Other artists reached that turning point in different ways. For Eminem, the unhinged alter ego Slim Shady was introduced on the 1999 album The Slim Shady LP. As the shock factor wore off, the character became a creative crutch, reappearing for occasional late-career hits such as Berzerk. It also became a stick some critics used to beat him with, often overlooking the more soulful and socially conscious terrain he explored over the past decade under his real name Marshall Mathers.
It’s no surprise, then, that Eminem bid farewell to the character in last year’s aptly titled The Death of Slim Shady (Coup de Grace). The album conceptually served as one last ride with the figure that made him famous, while also reckoning with the controversies that have dogged his career, particularly on sombre and reflective tracks such as Somebody Save Me and Fuel.
Fellow rapper Tyler, The Creator pulled off a similar low-key retreat. He emerged as the latest face of horrorcore, the abrasive hip-hop subgenre, with the blood-curdling rhymes of 2011’s Goblin, before moving towards introspection, vulnerability and self-empowerment on Flower Boy in 2017 and his latest stellar effort Chromakopia last year.
Sometimes these shifts serve a practical purpose. Flush from the near-instant success of her 2003 debut solo single Crazy in Love, Beyonce had to quickly learn how to command the stage on her own, away from Destiny’s Child. To do so, she created the assertive Sasha Fierce, as introduced on the 2008 album I Am... Sasha Fierce, to reportedly overcome stage fright.

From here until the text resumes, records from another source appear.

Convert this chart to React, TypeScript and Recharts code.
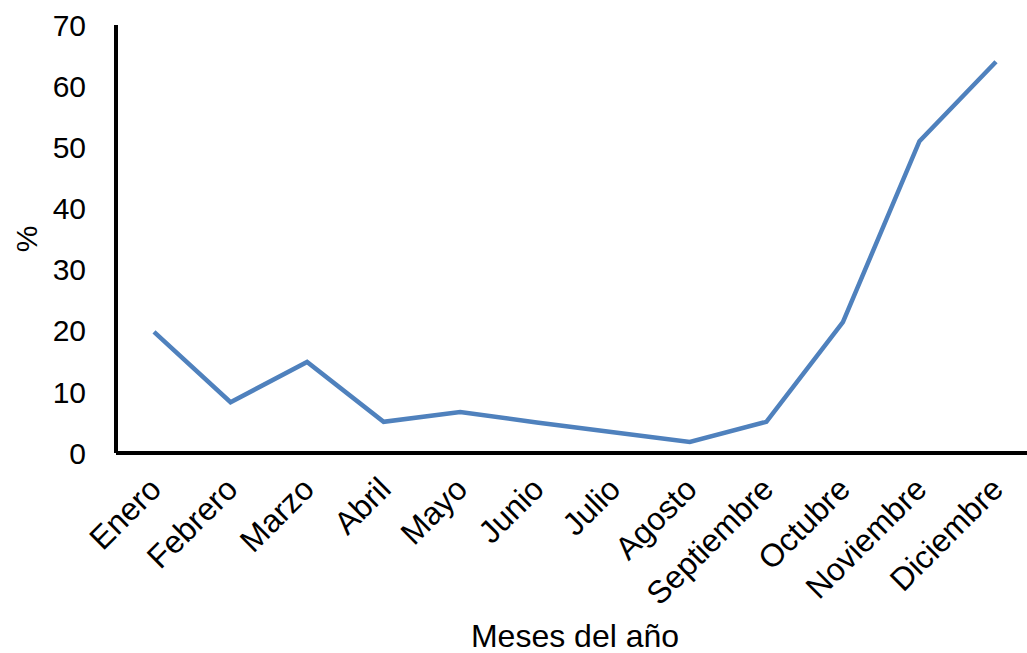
import React from 'react'
import { LineChart, Line, XAxis, YAxis } from 'recharts'

const meses = [
  'Enero', 'Febrero', 'Marzo', 'Abril', 'Mayo', 'Junio',
  'Julio', 'Agosto', 'Septiembre', 'Octubre', 'Noviembre', 'Diciembre'
]
const porcentaje = [19.8, 8.3, 14.9, 5.1, 6.7, 5.0, 3.4, 1.8, 5.1, 21.4, 51.0, 64.0]
const yTicks = [0, 10, 20, 30, 40, 50, 60, 70]

const data = meses.map((mes, i) => ({ mes, valor: porcentaje[i] }))

const font = '"Liberation Sans", Arial, sans-serif'

export default function App() {
  return (
    <div
      style={{
        position: 'absolute',
        left: 0,
        top: 0,
        width: 1027,
        height: 653,
        overflow: 'hidden',
        background: '#fff',
        fontFamily: font
      }}
    >
      <LineChart
        width={1036}
        height={653}
        data={data}
        margin={{ top: 25, right: 2, left: 0, bottom: 0 }}
      >
        <XAxis
          dataKey="mes"
          interval={0}
          height={200}
          padding={{ left: 38, right: 38 }}
          axisLine={{ stroke: '#000', strokeWidth: 4 }}
          tickLine={false}
          tickSize={0}
          tickMargin={22}
          angle={-45}
          textAnchor="end"
          dx={-7}
          tick={{ fill: '#000', fontSize: 32, fontFamily: font }}
          label={{
            value: 'Meses del año',
            position: 'insideBottom',
            offset: 6,
            fill: '#000',
            fontSize: 32,
            fontFamily: font
          }}
        />
        <YAxis
          width={116}
          domain={[0, 70]}
          ticks={yTicks}
          axisLine={{ stroke: '#000', strokeWidth: 4 }}
          tickLine={false}
          tickSize={0}
          tickMargin={30}
          tick={{ fill: '#000', fontSize: 30, fontFamily: font }}
          label={{
            value: '%',
            angle: -90,
            position: 'center',
            dx: -32,
            fill: '#000',
            fontSize: 30,
            fontFamily: font
          }}
        />
        <Line
          type="linear"
          dataKey="valor"
          stroke="#4F81BD"
          strokeWidth={4.5}
          dot={false}
          activeDot={false}
          isAnimationActive={false}
        />
      </LineChart>
    </div>
  )
}
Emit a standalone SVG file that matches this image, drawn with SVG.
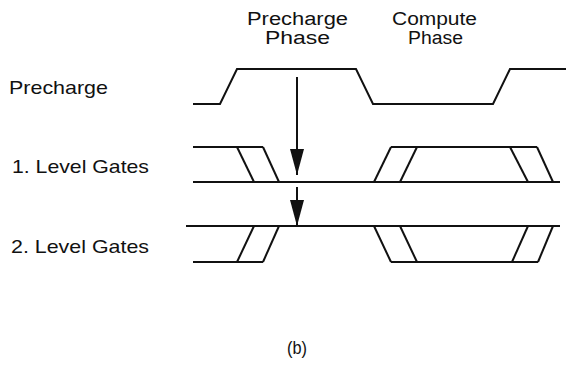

By 2011, with a few tours behind her, Beyonce retired the character, telling Allure magazine: “I’ve grown, and now I’m able to merge the two.” That decision was reflected in a run of deeply vulnerable and powerful albums, including Lemonade.
Meanwhile, Lady Gaga adopted a relative subdued figure to tone down her image with her 2016 album Joanne, named after her late aunt.
She stripped back the spectacle, glamour and high-octane maximalist pop of her “Mother Monster” era – as heard in blockbuster hits Poker Face and Bad Romance – to adopt a less flamboyant sound and image, ditching theatrical costumes and the meat dress for simple denim and leather, while featuring acoustic guitars and country influences.

The ready-made pop blueprint, of course, lies with Madonna, who viewed each persona as a strategic shift to the next cultural zeitgeist.
Whether as the “Material Girl” during former US president Reagan’s free market era or embracing a club sound as electronic music rose in the charts at the turn of the century, she was never emotionally attached to her personas, treating them more like career chapters than characters.
And maybe that’s the best path for Tesfaye’s next move. Rather than fully embracing and committing to whatever he becomes next, even if he believes it is his authentic self, he shouldn’t be too wedded to it.
Pop music, after all, is about continuous reinvention and clearing the stage for what or who comes next.